French Golf Federation
- Sport: Golf
- Abbreviation: FFG
- Founded: 1912
- Affiliation: International Golf Federation
- Regional affiliation: European Golf Association
- Headquarters: Levallois-Perret
- President: Pascal Grizot

Official website
- www.ffgolf.org
- France

= French Golf Federation =

The French Golf Federation (French: Fédération française de golf, FFG) is the national governing body for golf in France.

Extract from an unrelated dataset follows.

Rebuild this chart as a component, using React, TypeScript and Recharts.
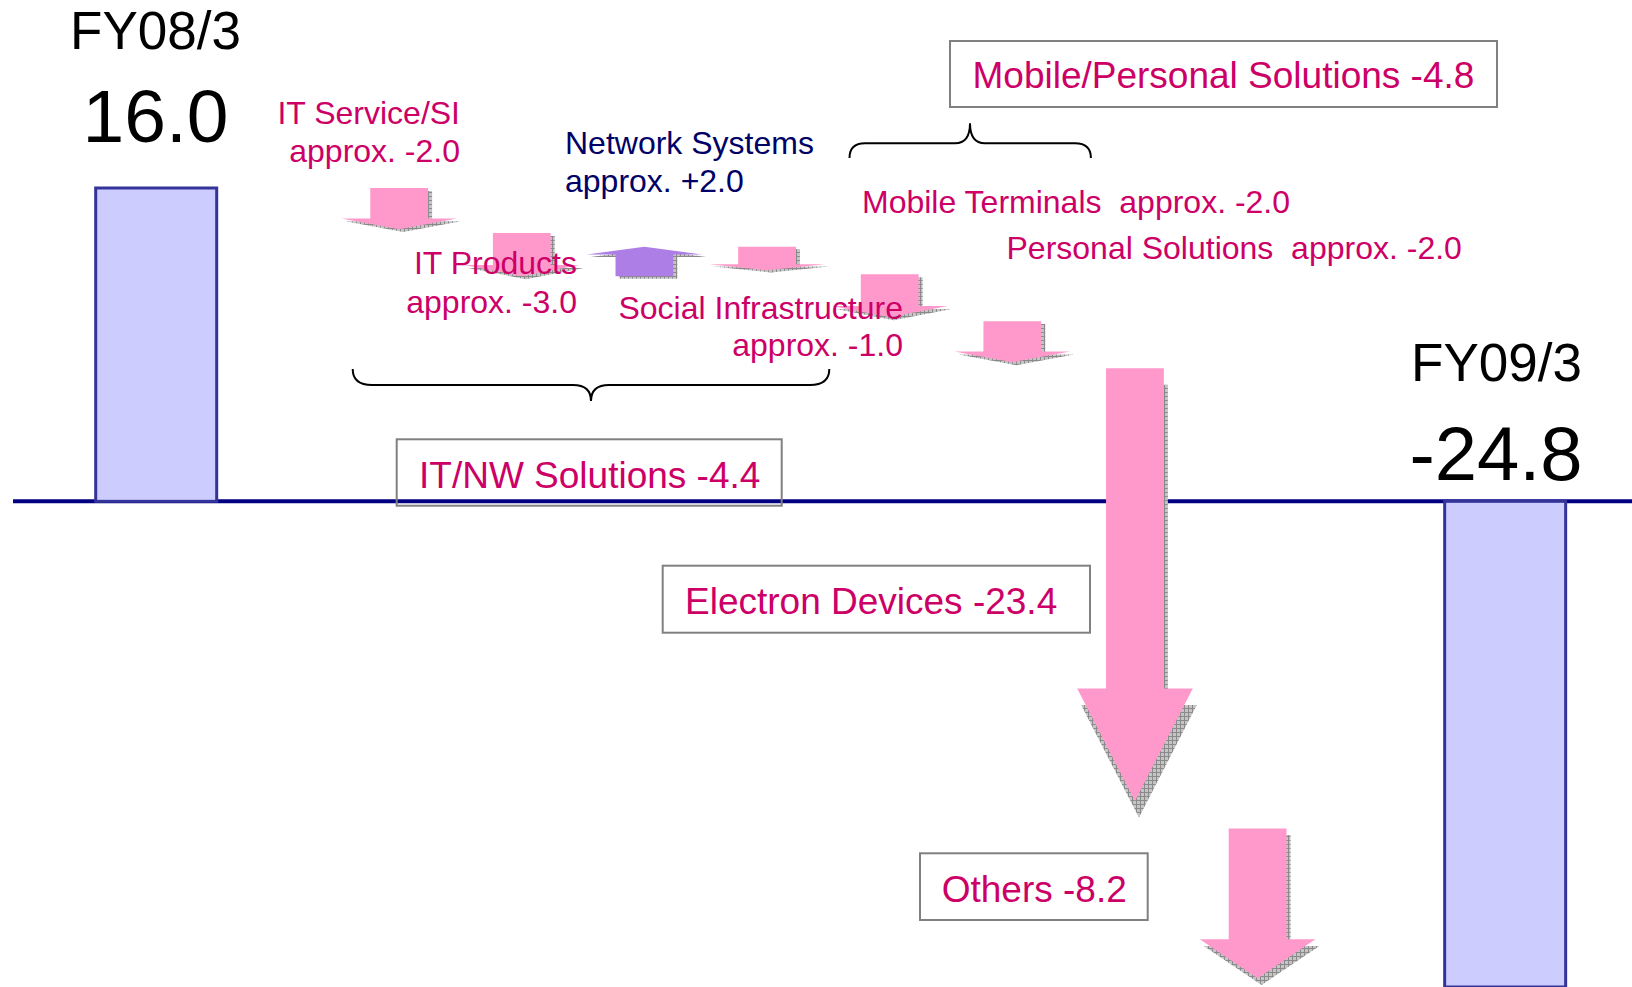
import React from 'react';
import { ComposedChart, Bar, XAxis, YAxis, CartesianGrid } from 'recharts';

// one slot per column, left to right (two empty slots keep the spacing)
const slots = ['FY08/3', 'gap-a', 'IT Service/SI', 'IT Products', 'Network Systems', 'Social Infrastructure', 'Mobile Terminals', 'Personal Solutions', 'Electron Devices', 'Others', 'gap-b', 'FY09/3'];
const markKinds = ['total', null, 'down', 'down', 'up', 'down', 'down', 'down', 'down', 'down', null, 'total'];
// where each bar / arrow starts and ends (billion yen, as drawn)
const startValues = [0, null, 16.0, 13.7, 11.5, 13.0, 11.6, 9.2, 6.8, -16.7, null, 0];
const endValues = [16.0, null, 13.9, 11.5, 13.0, 11.8, 9.4, 7.1, -15.3, -24.35, null, -24.8];

const totalTitles = ['FY08/3', 'FY09/3'];
const totalValues = [16.0, -24.8];

const itemLabels = [
  ['IT Service/SI', 'approx. -2.0'],
  ['Network Systems', 'approx. +2.0'],
  ['IT Products', 'approx. -3.0'],
  ['Social Infrastructure', 'approx. -1.0'],
  ['Mobile Terminals  approx. -2.0'],
  ['Personal Solutions  approx. -2.0'],
];
const segmentLabels = ['Mobile/Personal Solutions -4.8', 'IT/NW Solutions -4.4', 'Electron Devices -23.4', 'Others -8.2'];

const rows = slots.map((slot, i) => ({
  slot,
  kind: markKinds[i],
  range: startValues[i] === null ? null : [startValues[i], endValues[i]],
}));

const FONT = "'Liberation Sans', Arial, sans-serif";
const PINK = '#cc0066';
const NAVY = '#000066';

const MarkShape = (props: any) => {
  const { x, y, width, height, payload } = props;
  if (!payload || !payload.kind) return <g />;
  const top = Math.min(y, y + height);
  const bottom = Math.max(y, y + height);
  if (payload.kind === 'total') {
    return <rect x={x + 1} y={top} width={width - 2} height={bottom - top} fill="#ccccff" stroke="#333399" strokeWidth={3} />;
  }
  // arrows sit a touch left of the slot centre in the original
  const cx = x + width / 2 - 2.3;
  const len = bottom - top;
  const head = len * 0.26;
  const hw = width * 0.47;
  const bw = width * 0.235;
  let pts: number[][];
  if (payload.kind === 'down') {
    pts = [[cx - bw, top], [cx + bw, top], [cx + bw, bottom - head], [cx + hw, bottom - head], [cx, bottom], [cx - hw, bottom - head], [cx - bw, bottom - head]];
  } else {
    pts = [[cx, top], [cx + hw, top + head], [cx + bw, top + head], [cx + bw, bottom], [cx - bw, bottom], [cx - bw, top + head], [cx - hw, top + head]];
  }
  const dx = 4;
  const dy = 1.5 + len * 0.035;
  const main = pts.map((p) => p.join(',')).join(' ');
  const shadow = pts.map((p) => `${p[0] + dx},${p[1] + dy}`).join(' ');
  return (
    <g>
      <polygon points={shadow} fill="url(#shadowHatch)" />
      <polygon points={main} fill={payload.kind === 'up' ? '#ac7ee6' : '#ff99cc'} />
    </g>
  );
};

const Box = ({ x, y, w, h, text, tx, ty }: any) => (
  <g>
    <rect x={x} y={y} width={w} height={h} fill="none" stroke="#808080" strokeWidth={2} />
    <text x={tx} y={ty} fill={PINK} fontSize={37}>{text}</text>
  </g>
);

const Overlay = () => (
  <svg width={1632} height={987} style={{ position: 'absolute', left: 0, top: 0, pointerEvents: 'none', fontFamily: FONT }}>
    {/* totals */}
    <text x={155.5} y={49} textAnchor="middle" fontSize={53} fill="#000">{totalTitles[0]}</text>
    <text x={155.5} y={141.5} textAnchor="middle" fontSize={75} fill="#000">{totalValues[0].toFixed(1)}</text>
    <text x={1496.5} y={381} textAnchor="middle" fontSize={53} fill="#000">{totalTitles[1]}</text>
    <text x={1496} y={480} textAnchor="middle" fontSize={76} fill="#000">{totalValues[1].toFixed(1)}</text>

    {/* item labels */}
    <text x={460} y={124} textAnchor="end" fontSize={32} fill={PINK}>{itemLabels[0][0]}</text>
    <text x={460} y={162} textAnchor="end" fontSize={32} fill={PINK}>{itemLabels[0][1]}</text>
    <text x={565} y={153.5} fontSize={32} fill={NAVY}>{itemLabels[1][0]}</text>
    <text x={565} y={191.5} fontSize={32} fill={NAVY}>{itemLabels[1][1]}</text>
    <text x={577} y={274} textAnchor="end" fontSize={32} fill={PINK}>{itemLabels[2][0]}</text>
    <text x={577} y={312.5} textAnchor="end" fontSize={32} fill={PINK}>{itemLabels[2][1]}</text>
    <text x={903} y={319} textAnchor="end" fontSize={32} fill={PINK}>{itemLabels[3][0]}</text>
    <text x={903} y={355.5} textAnchor="end" fontSize={32} fill={PINK}>{itemLabels[3][1]}</text>
    <text x={862} y={212.5} fontSize={32} fill={PINK} style={{ whiteSpace: 'pre' }}>{itemLabels[4][0]}</text>
    <text x={1006.5} y={259} fontSize={32} fill={PINK} style={{ whiteSpace: 'pre' }}>{itemLabels[5][0]}</text>

    {/* braces */}
    <path d="M849.5,158 Q849.5,143.3 865,143.3 L955,143.3 Q970,143.3 970,123.3 Q970,143.3 985,143.3 L1075,143.3 Q1090.9,143.3 1090.9,158" fill="none" stroke="#000" strokeWidth={2} />
    <path d="M352.7,369 Q352.7,385 372,385 L573,385 Q591,385 591,401 Q591,385 609,385 L810,385 Q829.3,385 829.3,369" fill="none" stroke="#000" strokeWidth={2} />

    {/* segment boxes */}
    <Box x={950} y={41} w={547} h={66} text={segmentLabels[0]} tx={972.5} ty={88.3} />
    <Box x={396.7} y={439.3} w={385} h={66.4} text={segmentLabels[1]} tx={419} ty={487.7} />
    <Box x={662.7} y={565.7} w={427.3} h={67} text={segmentLabels[2]} tx={685} ty={614} />
    <Box x={920} y={853.3} w={227.7} h={66.7} text={segmentLabels[3]} tx={941.7} ty={901.7} />
  </svg>
);

const App: React.FC = () => {
  return (
    <div style={{ position: 'absolute', left: 0, top: 0, width: 1632, height: 987, background: '#fff', overflow: 'hidden', fontFamily: FONT }}>
      <svg width={0} height={0} style={{ position: 'absolute' }}>
        <defs>
          <pattern id="shadowHatch" width={4} height={4} patternUnits="userSpaceOnUse">
            <rect width={4} height={4} fill="#c4c4c4" />
            <path d="M0,0.5 H4 M0.5,0 V4" stroke="#8a8a8a" strokeWidth={1} />
          </pattern>
        </defs>
      </svg>
      <ComposedChart width={1632} height={987} data={rows} margin={{ top: 0, right: 0, bottom: 0, left: 13 }} barCategoryGap={0} barGap={0}>
        <CartesianGrid vertical={false} horizontalValues={[0]} stroke="#000080" strokeWidth={4} />
        <XAxis dataKey="slot" type="category" hide padding={{ left: 81.7, right: 65.7 }} />
        <YAxis hide type="number" domain={[-24.8, 25.6]} allowDataOverflow />
        <Bar dataKey="range" isAnimationActive={false} shape={MarkShape} />
      </ComposedChart>
      <Overlay />
    </div>
  );
};

export default App;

The current president is Pascal Grizot, who was elected on December 5, 2020, succeeding Jean-Lou Charon, who had been elected in 2013. In December 2024, Grizot was re-elected as president of the French Golf Federation.

== History ==
The French Golf Federation was founded on January 13, 1933, from the Union des golfs de France (UGF), which was initially established on November 24, 1912.

In 1950, the federation listed 44 golf courses, a number that had nearly doubled by 1960. The 1980s marked a significant milestone with the computerization of license management and the creation of smaller structures. In 1980, La Poste issued a commemorative stamp to celebrate the federation, highlighting its national importance.

In the 2000s, the federation focused on expanding access to golf. This included the introduction of programs like "Tous au golf" (Everyone to Golf), a free introductory initiative, and the creation of the first urban compact golf course in Saint-Ouen-l’Aumône in 2000. In 2011, France was designated as the host country for the 2018 Ryder Cup, a major event held at Le Golf National.

In 2022, France hosted the World Amateur Team Championships at Le Golf National and Saint-Nom-la-Bretèche. In 2024, Le Golf National was the Olympic venue for the golf events of the Paris Games.